Let me begin with this opening statement: sex in itself, of which God had ordained between a husband and a wife is not sinful. The variations of sexual pleasure between a husband and his wife are not sinful either. Hebrews 13:4 in the Word of God states it this way; “Marriage is honorable in all, and the bed undefiled.”
What might seem reasonable or acceptable to some, might not be appropriate or mutually gratifying to another. We are all fearfully and wonderfully made, according to Psalm 139b. Sexual relations in the lives of married couples, and what they enjoy mutually are governed by their mutually established boundaries of consent and practice. God gave us sex to enjoy, as His creation.

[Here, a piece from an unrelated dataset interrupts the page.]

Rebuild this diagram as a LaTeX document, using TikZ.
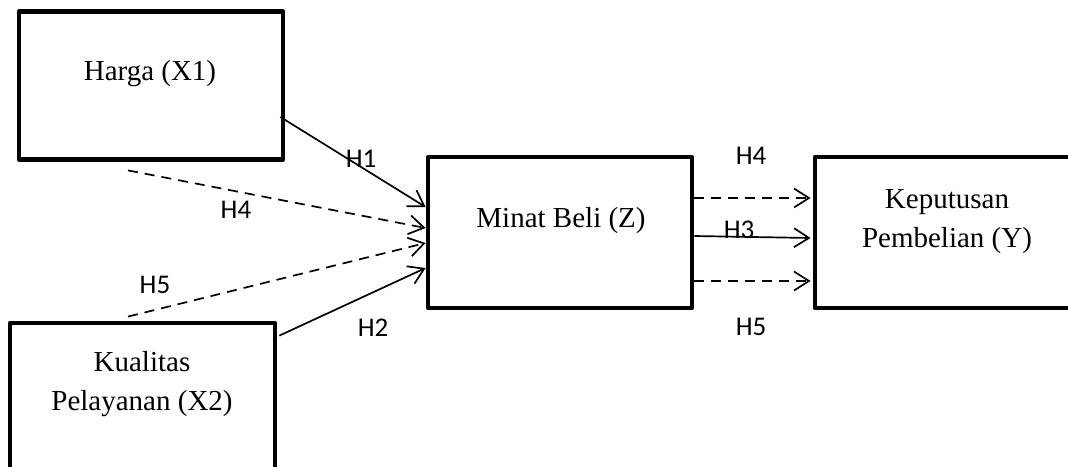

Sex has many healing properties, and is very therapeutic for those seeking achievable outcomes, restricted only by the limitations of their own imaginations! Sex isn’t the problem that has the capacity to enslave us. Lust is. In the “Song of Solomon” we have many references to love, sexual fulfillment, and desires. It is beautiful. It is poetic. It is described favorably. It is to be enjoyed and appreciated, as God has ordained it to be.
In Proverbs 5:15-19, Solomon gives excellent instruction. “Drink waters out of thy own cistern, and running waters out of thine own well. Let thy fountains be dispersed abroad, and rivers of waters in the streets. Let them be only thine own, and not strangers with thee. Let thy fountain be blessed: and rejoice with the wife of thy youth. Let her be as a loving hind and pleasant roe: let her breasts satisfy thee at all times; and be thou ravished with her love.” The boundaries of marriage provide a safeguard and pleasurable resource for unity and making love.
Sex doesn’t have to be that “White Elephant” in the room. Within the framework of a marital relationship: between a husband and wife, both should feel comfortable and safe to discuss it, explore it, experience it, and enjoy it; respectfully and responsibly, as God had intended it to be between a husband and wife.